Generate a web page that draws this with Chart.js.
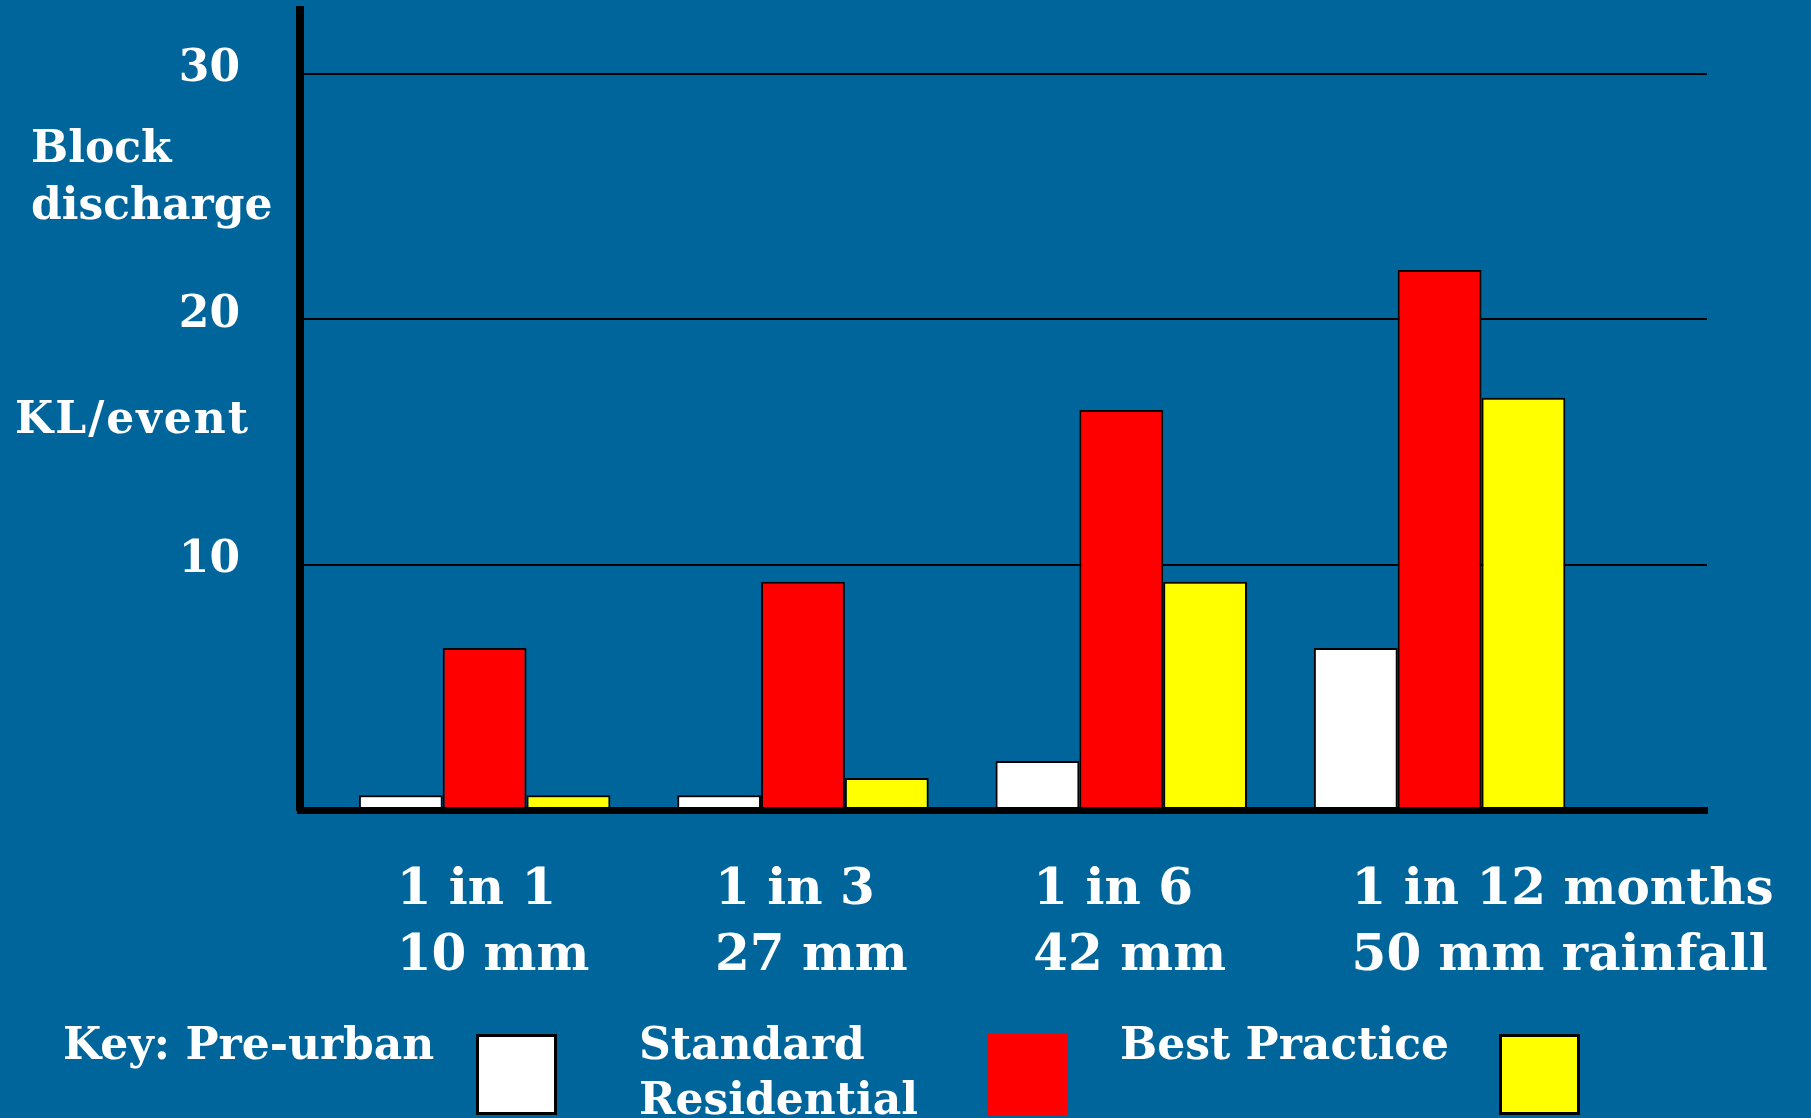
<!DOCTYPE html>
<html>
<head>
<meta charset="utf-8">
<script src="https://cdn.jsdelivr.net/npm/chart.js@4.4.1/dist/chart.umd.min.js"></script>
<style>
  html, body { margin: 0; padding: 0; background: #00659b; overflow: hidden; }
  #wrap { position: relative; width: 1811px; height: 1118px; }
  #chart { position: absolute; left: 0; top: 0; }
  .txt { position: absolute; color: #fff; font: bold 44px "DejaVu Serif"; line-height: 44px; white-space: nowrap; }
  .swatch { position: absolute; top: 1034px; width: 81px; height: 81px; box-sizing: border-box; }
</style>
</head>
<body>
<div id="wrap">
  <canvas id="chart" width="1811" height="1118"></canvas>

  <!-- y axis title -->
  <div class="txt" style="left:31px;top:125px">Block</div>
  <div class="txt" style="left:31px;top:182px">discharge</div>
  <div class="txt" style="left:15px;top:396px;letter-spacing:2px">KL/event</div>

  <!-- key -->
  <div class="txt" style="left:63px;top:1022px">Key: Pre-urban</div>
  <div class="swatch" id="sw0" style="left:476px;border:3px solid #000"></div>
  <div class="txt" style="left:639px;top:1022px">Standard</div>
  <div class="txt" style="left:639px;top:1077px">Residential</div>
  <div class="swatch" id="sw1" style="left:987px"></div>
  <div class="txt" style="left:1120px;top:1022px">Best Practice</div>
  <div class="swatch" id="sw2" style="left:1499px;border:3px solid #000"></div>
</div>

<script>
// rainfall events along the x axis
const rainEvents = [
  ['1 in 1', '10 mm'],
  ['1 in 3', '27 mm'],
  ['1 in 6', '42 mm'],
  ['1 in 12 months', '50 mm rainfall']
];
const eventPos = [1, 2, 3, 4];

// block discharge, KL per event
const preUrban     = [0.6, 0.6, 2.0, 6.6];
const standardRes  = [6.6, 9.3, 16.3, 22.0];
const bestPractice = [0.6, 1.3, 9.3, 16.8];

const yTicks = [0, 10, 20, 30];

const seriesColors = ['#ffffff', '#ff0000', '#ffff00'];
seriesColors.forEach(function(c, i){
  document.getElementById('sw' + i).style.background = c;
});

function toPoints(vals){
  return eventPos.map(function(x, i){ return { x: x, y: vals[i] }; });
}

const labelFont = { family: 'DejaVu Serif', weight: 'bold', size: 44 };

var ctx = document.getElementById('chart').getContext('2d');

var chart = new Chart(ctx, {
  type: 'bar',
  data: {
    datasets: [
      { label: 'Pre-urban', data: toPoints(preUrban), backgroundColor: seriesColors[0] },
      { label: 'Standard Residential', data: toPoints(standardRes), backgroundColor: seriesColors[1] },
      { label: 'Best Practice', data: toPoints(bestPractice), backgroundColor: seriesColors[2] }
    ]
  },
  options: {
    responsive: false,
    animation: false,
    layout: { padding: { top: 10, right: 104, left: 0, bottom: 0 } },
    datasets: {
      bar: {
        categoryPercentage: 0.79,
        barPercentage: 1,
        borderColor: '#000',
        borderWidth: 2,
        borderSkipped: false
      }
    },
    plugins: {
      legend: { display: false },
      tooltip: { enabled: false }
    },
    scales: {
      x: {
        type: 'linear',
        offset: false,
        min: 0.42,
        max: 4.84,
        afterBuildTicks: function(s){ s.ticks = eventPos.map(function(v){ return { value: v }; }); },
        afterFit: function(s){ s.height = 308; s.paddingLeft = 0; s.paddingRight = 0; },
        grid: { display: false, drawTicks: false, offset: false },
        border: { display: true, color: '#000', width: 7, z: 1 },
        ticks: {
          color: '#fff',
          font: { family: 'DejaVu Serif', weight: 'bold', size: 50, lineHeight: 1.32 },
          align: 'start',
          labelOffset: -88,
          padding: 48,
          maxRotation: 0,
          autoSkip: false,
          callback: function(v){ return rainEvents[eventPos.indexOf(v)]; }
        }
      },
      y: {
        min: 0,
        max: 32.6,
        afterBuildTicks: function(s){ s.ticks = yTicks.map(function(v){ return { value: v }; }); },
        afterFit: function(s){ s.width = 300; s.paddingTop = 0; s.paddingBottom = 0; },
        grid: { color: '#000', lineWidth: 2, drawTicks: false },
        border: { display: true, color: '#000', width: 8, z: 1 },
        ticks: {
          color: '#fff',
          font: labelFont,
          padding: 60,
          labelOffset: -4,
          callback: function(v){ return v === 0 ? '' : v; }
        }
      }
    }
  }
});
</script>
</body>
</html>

---

Using the material above, return every line exactly as it appears, minus the pictures.

Generate a web page that draws this with Chart.js.
<!DOCTYPE html>
<html>
<head>
<meta charset="utf-8">
<script src="https://cdn.jsdelivr.net/npm/chart.js@4.4.1/dist/chart.umd.min.js"></script>
<style>
  html, body { margin: 0; padding: 0; background: #00659b; overflow: hidden; }
  #wrap { position: relative; width: 1811px; height: 1118px; }
  #chart { position: absolute; left: 0; top: 0; }
  .txt { position: absolute; color: #fff; font: bold 44px "DejaVu Serif"; line-height: 44px; white-space: nowrap; }
  .swatch { position: absolute; top: 1034px; width: 81px; height: 81px; box-sizing: border-box; }
</style>
</head>
<body>
<div id="wrap">
  <canvas id="chart" width="1811" height="1118"></canvas>

  <!-- y axis title -->
  <div class="txt" style="left:31px;top:125px">Block</div>
  <div class="txt" style="left:31px;top:182px">discharge</div>
  <div class="txt" style="left:15px;top:396px;letter-spacing:2px">KL/event</div>

  <!-- key -->
  <div class="txt" style="left:63px;top:1022px">Key: Pre-urban</div>
  <div class="swatch" id="sw0" style="left:476px;border:3px solid #000"></div>
  <div class="txt" style="left:639px;top:1022px">Standard</div>
  <div class="txt" style="left:639px;top:1077px">Residential</div>
  <div class="swatch" id="sw1" style="left:987px"></div>
  <div class="txt" style="left:1120px;top:1022px">Best Practice</div>
  <div class="swatch" id="sw2" style="left:1499px;border:3px solid #000"></div>
</div>

<script>
// rainfall events along the x axis
const rainEvents = [
  ['1 in 1', '10 mm'],
  ['1 in 3', '27 mm'],
  ['1 in 6', '42 mm'],
  ['1 in 12 months', '50 mm rainfall']
];
const eventPos = [1, 2, 3, 4];

// block discharge, KL per event
const preUrban     = [0.6, 0.6, 2.0, 6.6];
const standardRes  = [6.6, 9.3, 16.3, 22.0];
const bestPractice = [0.6, 1.3, 9.3, 16.8];

const yTicks = [0, 10, 20, 30];

const seriesColors = ['#ffffff', '#ff0000', '#ffff00'];
seriesColors.forEach(function(c, i){
  document.getElementById('sw' + i).style.background = c;
});

function toPoints(vals){
  return eventPos.map(function(x, i){ return { x: x, y: vals[i] }; });
}

const labelFont = { family: 'DejaVu Serif', weight: 'bold', size: 44 };

var ctx = document.getElementById('chart').getContext('2d');

var chart = new Chart(ctx, {
  type: 'bar',
  data: {
    datasets: [
      { label: 'Pre-urban', data: toPoints(preUrban), backgroundColor: seriesColors[0] },
      { label: 'Standard Residential', data: toPoints(standardRes), backgroundColor: seriesColors[1] },
      { label: 'Best Practice', data: toPoints(bestPractice), backgroundColor: seriesColors[2] }
    ]
  },
  options: {
    responsive: false,
    animation: false,
    layout: { padding: { top: 10, right: 104, left: 0, bottom: 0 } },
    datasets: {
      bar: {
        categoryPercentage: 0.79,
        barPercentage: 1,
        borderColor: '#000',
        borderWidth: 2,
        borderSkipped: false
      }
    },
    plugins: {
      legend: { display: false },
      tooltip: { enabled: false }
    },
    scales: {
      x: {
        type: 'linear',
        offset: false,
        min: 0.42,
        max: 4.84,
        afterBuildTicks: function(s){ s.ticks = eventPos.map(function(v){ return { value: v }; }); },
        afterFit: function(s){ s.height = 308; s.paddingLeft = 0; s.paddingRight = 0; },
        grid: { display: false, drawTicks: false, offset: false },
        border: { display: true, color: '#000', width: 7, z: 1 },
        ticks: {
          color: '#fff',
          font: { family: 'DejaVu Serif', weight: 'bold', size: 50, lineHeight: 1.32 },
          align: 'start',
          labelOffset: -88,
          padding: 48,
          maxRotation: 0,
          autoSkip: false,
          callback: function(v){ return rainEvents[eventPos.indexOf(v)]; }
        }
      },
      y: {
        min: 0,
        max: 32.6,
        afterBuildTicks: function(s){ s.ticks = yTicks.map(function(v){ return { value: v }; }); },
        afterFit: function(s){ s.width = 300; s.paddingTop = 0; s.paddingBottom = 0; },
        grid: { color: '#000', lineWidth: 2, drawTicks: false },
        border: { display: true, color: '#000', width: 8, z: 1 },
        ticks: {
          color: '#fff',
          font: labelFont,
          padding: 60,
          labelOffset: -4,
          callback: function(v){ return v === 0 ? '' : v; }
        }
      }
    }
  }
});
</script>
</body>
</html>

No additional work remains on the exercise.